2. Es, sin duda, un desideratum expresado entusiásticamente por numerosos religiosos (no por todos) y por algunos miembros de las comunidades científicas.
3.Tal proclama reiterada se acaba convirtiendo en ilustración o concreción del supuesto diálogo que se defiende.
4. Pero, aquí Beltrán, “es difícil encontrar otro tipo de ejemplo de este diálogo en cualquiera de los sentidos usuales del término. Naturalmente, también el sentido en que se entiende “ciencia” y “religión” resulta crucial en este tema. Pero no se trata simplemente de una cuestión de semántica. Una de las conclusiones básicas del texto es que lo que se da en realidad es un diálogo entre creyentes, pero no entre ciencia y religión” (p.17). (la cursiva es mía).Tanto el análisis lógico como el estudio histórico del tema le llevan al autor a defender la “impopular” e ilustrada tesis de que ha existido, existe y existirá un inevitable conflicto entre la ciencia y la religión.
La edición de Paidós, como las otras publicaciones de Paidós Studio, es muy cuidadosa y sin erratas. Tal sólo he sido capaz de detectar una en la p.20: se habla aquí de la Fisiké Acroasis, para más tarde titular “La Física de Aristóteles o Fusiké Acroasis”.
A las varias virtudes del texto, se le puede sumar el detalle que ha tenido Beltrán de abrir cada capítulo con un breve, pero sustancial y significativo poema de Palabra sobre palabra, de Ángel González.

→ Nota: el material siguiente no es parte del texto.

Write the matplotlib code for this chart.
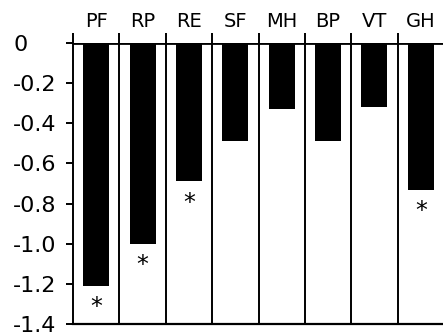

No hay duda pues que este GCR, dicho sea en reconocimiento del trabajo de su autor, además de sus virtudes intrínsecas, tiene el interés de llevarnos a la lectura de la obra de Galileo (alguien del que Asimov dijo en alguna ocasión que, junto con Einstein y Darwin, había sido el segundo mayor científico de toda la historia, después de Sir Isaac Newton) y aproximarnos con detalle y argumentación cuidada a uno de los temas eternos de la discusión filosófica: las relaciones entre la creencia religiosa, y las instituciones que la encarnan, y las teorías científicas.